**Problem:**
Find the line containing "Write a LaTeX". Quote it and every line after it, exactly, through the end; skip pictures.

**Figure scripts:**

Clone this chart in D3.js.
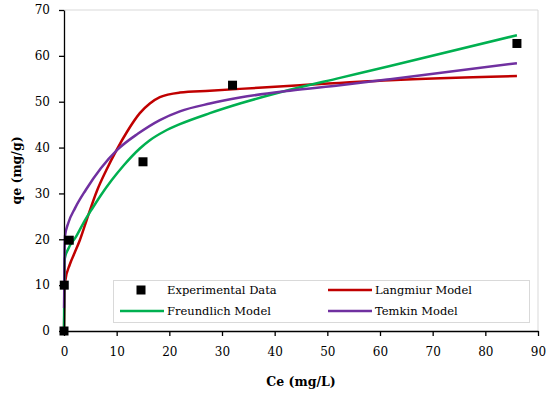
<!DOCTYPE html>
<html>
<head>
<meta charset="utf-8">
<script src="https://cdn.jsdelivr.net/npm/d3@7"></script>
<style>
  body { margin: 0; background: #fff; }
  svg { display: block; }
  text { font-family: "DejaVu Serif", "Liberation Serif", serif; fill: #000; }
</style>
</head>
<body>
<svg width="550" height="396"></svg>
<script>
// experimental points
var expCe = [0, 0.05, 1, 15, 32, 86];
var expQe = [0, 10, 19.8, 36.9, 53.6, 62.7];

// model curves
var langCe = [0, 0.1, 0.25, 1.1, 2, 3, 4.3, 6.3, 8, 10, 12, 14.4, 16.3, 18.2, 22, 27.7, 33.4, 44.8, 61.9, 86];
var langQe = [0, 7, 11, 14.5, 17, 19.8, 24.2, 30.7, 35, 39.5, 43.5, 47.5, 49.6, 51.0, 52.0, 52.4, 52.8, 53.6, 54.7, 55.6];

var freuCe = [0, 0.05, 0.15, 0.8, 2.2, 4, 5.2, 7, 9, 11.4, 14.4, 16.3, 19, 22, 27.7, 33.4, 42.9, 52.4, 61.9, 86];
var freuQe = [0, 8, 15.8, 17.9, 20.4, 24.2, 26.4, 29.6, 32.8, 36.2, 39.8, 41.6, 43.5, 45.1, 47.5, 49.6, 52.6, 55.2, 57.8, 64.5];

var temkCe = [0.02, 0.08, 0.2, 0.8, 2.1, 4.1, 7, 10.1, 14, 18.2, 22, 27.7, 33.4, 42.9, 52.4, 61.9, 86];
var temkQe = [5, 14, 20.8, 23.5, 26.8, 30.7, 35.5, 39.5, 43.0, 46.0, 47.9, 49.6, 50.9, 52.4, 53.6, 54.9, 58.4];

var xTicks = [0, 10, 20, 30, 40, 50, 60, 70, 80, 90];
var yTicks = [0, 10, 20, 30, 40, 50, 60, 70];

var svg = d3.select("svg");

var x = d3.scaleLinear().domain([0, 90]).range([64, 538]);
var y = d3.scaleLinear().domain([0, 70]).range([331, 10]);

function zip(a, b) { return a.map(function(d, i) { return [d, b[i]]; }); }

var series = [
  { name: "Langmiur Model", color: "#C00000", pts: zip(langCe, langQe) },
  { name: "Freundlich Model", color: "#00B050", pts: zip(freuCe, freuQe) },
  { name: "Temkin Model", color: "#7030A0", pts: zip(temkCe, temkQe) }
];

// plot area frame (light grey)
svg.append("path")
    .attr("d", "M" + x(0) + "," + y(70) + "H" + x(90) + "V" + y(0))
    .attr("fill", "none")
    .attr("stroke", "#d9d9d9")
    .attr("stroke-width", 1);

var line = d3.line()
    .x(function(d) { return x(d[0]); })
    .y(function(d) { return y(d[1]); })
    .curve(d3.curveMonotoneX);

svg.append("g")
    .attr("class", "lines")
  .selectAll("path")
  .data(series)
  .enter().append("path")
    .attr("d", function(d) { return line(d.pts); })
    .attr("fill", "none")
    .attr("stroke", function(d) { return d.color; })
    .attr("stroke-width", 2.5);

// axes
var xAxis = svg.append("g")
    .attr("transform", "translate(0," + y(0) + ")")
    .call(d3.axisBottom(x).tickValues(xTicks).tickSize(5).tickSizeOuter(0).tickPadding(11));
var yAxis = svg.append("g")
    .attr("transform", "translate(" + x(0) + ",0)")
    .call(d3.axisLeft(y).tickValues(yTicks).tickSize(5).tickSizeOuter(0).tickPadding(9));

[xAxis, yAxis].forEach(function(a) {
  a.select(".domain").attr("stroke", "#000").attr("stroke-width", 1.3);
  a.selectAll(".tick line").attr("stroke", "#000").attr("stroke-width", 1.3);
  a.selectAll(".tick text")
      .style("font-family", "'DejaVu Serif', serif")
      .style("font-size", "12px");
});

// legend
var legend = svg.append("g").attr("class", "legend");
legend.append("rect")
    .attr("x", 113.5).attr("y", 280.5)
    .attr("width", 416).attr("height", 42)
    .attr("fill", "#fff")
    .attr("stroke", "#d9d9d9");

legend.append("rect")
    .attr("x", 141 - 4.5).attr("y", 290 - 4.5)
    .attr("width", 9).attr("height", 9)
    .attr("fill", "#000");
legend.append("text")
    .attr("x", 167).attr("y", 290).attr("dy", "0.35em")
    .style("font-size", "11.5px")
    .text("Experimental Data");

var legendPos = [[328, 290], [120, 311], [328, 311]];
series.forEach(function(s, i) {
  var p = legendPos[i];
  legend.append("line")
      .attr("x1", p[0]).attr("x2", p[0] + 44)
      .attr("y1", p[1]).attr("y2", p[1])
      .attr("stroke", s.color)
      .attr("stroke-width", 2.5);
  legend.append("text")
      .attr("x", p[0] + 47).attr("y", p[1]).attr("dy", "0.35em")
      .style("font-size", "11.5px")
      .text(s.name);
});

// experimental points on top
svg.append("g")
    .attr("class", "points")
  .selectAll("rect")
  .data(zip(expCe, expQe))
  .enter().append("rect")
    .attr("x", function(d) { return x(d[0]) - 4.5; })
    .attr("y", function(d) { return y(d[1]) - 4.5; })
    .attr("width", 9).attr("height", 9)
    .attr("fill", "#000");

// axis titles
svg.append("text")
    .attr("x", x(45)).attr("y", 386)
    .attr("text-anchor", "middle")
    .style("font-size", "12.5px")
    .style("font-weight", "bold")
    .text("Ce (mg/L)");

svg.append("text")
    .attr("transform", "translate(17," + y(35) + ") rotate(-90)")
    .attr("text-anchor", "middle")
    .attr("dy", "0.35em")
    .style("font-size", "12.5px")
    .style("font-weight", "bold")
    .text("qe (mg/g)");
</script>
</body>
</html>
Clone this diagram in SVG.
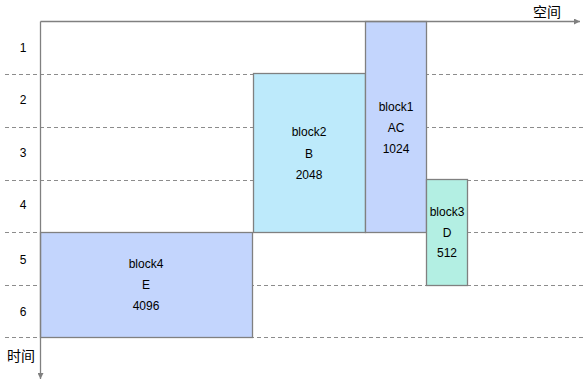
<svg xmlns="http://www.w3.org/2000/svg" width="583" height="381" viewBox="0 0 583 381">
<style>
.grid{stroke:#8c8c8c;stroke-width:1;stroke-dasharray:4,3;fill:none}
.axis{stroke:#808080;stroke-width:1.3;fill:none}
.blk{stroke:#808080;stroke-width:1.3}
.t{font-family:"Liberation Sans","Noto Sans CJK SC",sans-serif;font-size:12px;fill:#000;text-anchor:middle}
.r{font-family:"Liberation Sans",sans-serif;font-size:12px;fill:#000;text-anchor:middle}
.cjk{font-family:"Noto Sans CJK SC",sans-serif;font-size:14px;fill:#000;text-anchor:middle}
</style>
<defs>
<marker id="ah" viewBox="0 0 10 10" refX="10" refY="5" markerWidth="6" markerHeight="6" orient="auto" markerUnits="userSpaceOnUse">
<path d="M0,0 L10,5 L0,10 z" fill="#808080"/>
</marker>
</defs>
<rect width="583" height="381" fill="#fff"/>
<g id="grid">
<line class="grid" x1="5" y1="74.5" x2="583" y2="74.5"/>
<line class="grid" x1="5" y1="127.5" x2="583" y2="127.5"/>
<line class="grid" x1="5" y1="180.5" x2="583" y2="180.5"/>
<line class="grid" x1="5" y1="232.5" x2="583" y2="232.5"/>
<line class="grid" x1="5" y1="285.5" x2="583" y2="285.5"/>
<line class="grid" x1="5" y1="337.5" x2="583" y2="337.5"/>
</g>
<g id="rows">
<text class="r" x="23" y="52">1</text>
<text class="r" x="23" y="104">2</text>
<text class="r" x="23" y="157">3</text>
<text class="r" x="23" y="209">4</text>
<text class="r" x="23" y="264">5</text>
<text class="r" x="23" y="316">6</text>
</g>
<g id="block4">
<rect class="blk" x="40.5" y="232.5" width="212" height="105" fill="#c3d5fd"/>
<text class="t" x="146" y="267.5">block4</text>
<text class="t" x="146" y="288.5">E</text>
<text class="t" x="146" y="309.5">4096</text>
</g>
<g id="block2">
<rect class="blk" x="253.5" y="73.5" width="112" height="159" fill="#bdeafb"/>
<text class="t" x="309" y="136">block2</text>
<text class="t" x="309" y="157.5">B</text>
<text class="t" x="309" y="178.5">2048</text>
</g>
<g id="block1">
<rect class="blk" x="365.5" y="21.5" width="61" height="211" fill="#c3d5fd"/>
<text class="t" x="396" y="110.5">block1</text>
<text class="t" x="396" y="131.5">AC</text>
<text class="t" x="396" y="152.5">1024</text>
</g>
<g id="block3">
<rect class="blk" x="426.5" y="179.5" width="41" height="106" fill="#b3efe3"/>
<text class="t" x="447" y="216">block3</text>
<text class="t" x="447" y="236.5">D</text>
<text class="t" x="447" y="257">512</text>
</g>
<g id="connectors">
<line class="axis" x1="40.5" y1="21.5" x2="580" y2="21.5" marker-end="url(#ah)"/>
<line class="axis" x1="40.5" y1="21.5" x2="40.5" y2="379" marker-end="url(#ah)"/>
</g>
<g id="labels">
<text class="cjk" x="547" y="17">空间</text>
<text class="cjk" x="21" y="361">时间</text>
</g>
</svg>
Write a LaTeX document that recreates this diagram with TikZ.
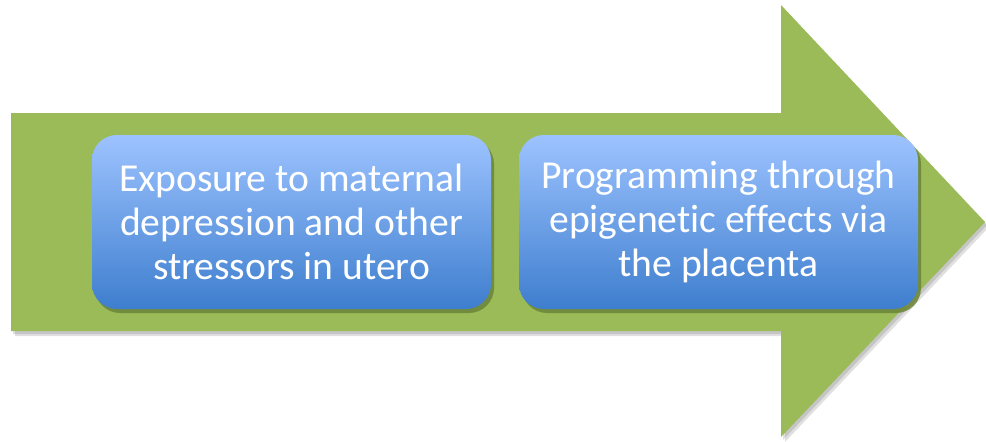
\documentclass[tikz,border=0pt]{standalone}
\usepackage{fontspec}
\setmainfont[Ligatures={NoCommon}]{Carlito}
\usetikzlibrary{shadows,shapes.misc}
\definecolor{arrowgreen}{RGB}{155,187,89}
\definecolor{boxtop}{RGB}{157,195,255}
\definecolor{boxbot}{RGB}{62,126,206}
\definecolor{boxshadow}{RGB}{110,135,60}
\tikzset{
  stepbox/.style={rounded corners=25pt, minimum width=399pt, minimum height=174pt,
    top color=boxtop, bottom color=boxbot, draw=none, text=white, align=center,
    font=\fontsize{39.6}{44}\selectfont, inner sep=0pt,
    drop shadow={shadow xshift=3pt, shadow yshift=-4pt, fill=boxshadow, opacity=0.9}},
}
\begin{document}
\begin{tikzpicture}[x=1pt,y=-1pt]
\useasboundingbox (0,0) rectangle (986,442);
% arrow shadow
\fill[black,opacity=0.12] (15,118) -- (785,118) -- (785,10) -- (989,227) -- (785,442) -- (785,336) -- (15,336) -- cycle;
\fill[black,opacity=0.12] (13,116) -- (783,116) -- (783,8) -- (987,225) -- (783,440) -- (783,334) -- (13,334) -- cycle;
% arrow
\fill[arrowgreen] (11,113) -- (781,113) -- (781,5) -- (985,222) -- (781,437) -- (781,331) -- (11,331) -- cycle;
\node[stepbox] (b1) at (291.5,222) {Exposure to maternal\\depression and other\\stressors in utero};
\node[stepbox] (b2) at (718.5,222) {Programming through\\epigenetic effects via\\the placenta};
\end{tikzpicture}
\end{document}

**Complete answer:**
Write a LaTeX document that recreates this diagram with TikZ.
\documentclass[tikz,border=0pt]{standalone}
\usepackage{fontspec}
\setmainfont[Ligatures={NoCommon}]{Carlito}
\usetikzlibrary{shadows,shapes.misc}
\definecolor{arrowgreen}{RGB}{155,187,89}
\definecolor{boxtop}{RGB}{157,195,255}
\definecolor{boxbot}{RGB}{62,126,206}
\definecolor{boxshadow}{RGB}{110,135,60}
\tikzset{
  stepbox/.style={rounded corners=25pt, minimum width=399pt, minimum height=174pt,
    top color=boxtop, bottom color=boxbot, draw=none, text=white, align=center,
    font=\fontsize{39.6}{44}\selectfont, inner sep=0pt,
    drop shadow={shadow xshift=3pt, shadow yshift=-4pt, fill=boxshadow, opacity=0.9}},
}
\begin{document}
\begin{tikzpicture}[x=1pt,y=-1pt]
\useasboundingbox (0,0) rectangle (986,442);
% arrow shadow
\fill[black,opacity=0.12] (15,118) -- (785,118) -- (785,10) -- (989,227) -- (785,442) -- (785,336) -- (15,336) -- cycle;
\fill[black,opacity=0.12] (13,116) -- (783,116) -- (783,8) -- (987,225) -- (783,440) -- (783,334) -- (13,334) -- cycle;
% arrow
\fill[arrowgreen] (11,113) -- (781,113) -- (781,5) -- (985,222) -- (781,437) -- (781,331) -- (11,331) -- cycle;
\node[stepbox] (b1) at (291.5,222) {Exposure to maternal\\depression and other\\stressors in utero};
\node[stepbox] (b2) at (718.5,222) {Programming through\\epigenetic effects via\\the placenta};
\end{tikzpicture}
\end{document}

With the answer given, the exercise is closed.